Fresh and vibrant, this quaffable red blends equal parts Tempranillo (old bush vines) and Garnacha (from a young vineyard).
La Frasca brings a small piece of Pinuaga’s family, history and traditions to the table. With a square base and pronouced shoulders, the Frasca glass bottles were used in Spain to serve small wine glasses called ”chatos” at old “tabernas” and bars. They can still be found in some wine bars.
La Frasca BIB represents the winery’s commitment to lower their carbon footprint by generating less waste. 100% BPA-free and BPS-free.
About the Producer
Valentin Pinuaga Salazar founded this small estate back in the 1960’s. Today the winery is run by Valentin and Esther Pinuaga - second and third generation of this family of traditional winemakers.
The winery and its 90 hectares of vineyards are located in Corral de Almaguer, Toledo, a privileged site situated 800 meters above sea level and surrounded by Mediterranean oak forests.

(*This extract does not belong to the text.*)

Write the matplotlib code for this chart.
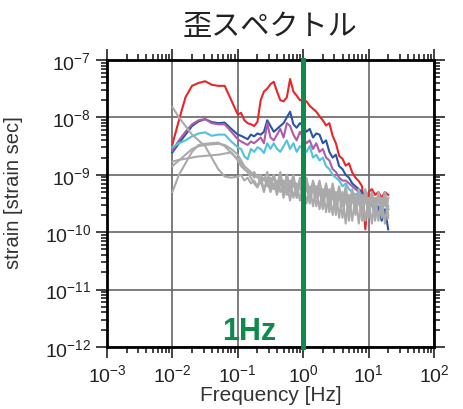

The continental climate, with pronounced changes in day-to-evening temperatures, boosts the unique personality of the land and enhances the quality of the vines. It favors the growth of autochthonous grape varieties, allowing the production of varietally-expressive wines. Tempranillo and Merlot, amongst others, are planted on parcels that differ in age, soil, altitude and orientation. Each parcel is vinified separately.
The Tempranillo vines are bush trained, a technique frequently used in central Spain for non-irrigated vineyards. A bush vine is made-up of 4 to 6 arms, growing directly from the soil and reaching up to 3.2 feet high. The well-ventilated bunches keep powdery mildew at bay. The soil is mainly clay-limestone. The grapes are all hand harvested (starting at 4am because of the heat), at very low yields of 2,500 kg/ha, and in small cases of 10kg. Choosing the right picking time is crucial. The vineyards are sampled up to three times per week. Detailed observations, such as the health of the vineyards, the physical condition of the seeds and skins, the ripeness of the berries and pips, together with lab analyses, enable to pick at optimum ripeness. Total production is around 100,000 bottles.
Farming/vinification practices: Certified Organic since 2010. Wild grass usually grows freely from the month of October until April and the vineyard borders are maintained with indigenous flora to enable beneficial insects to complete their life cycle. Fertilizing is kept down to a minimum, and only comes in the form of manure. Fungal sprays are essentially in the form of sulphur, and the treatment is done vine per vine.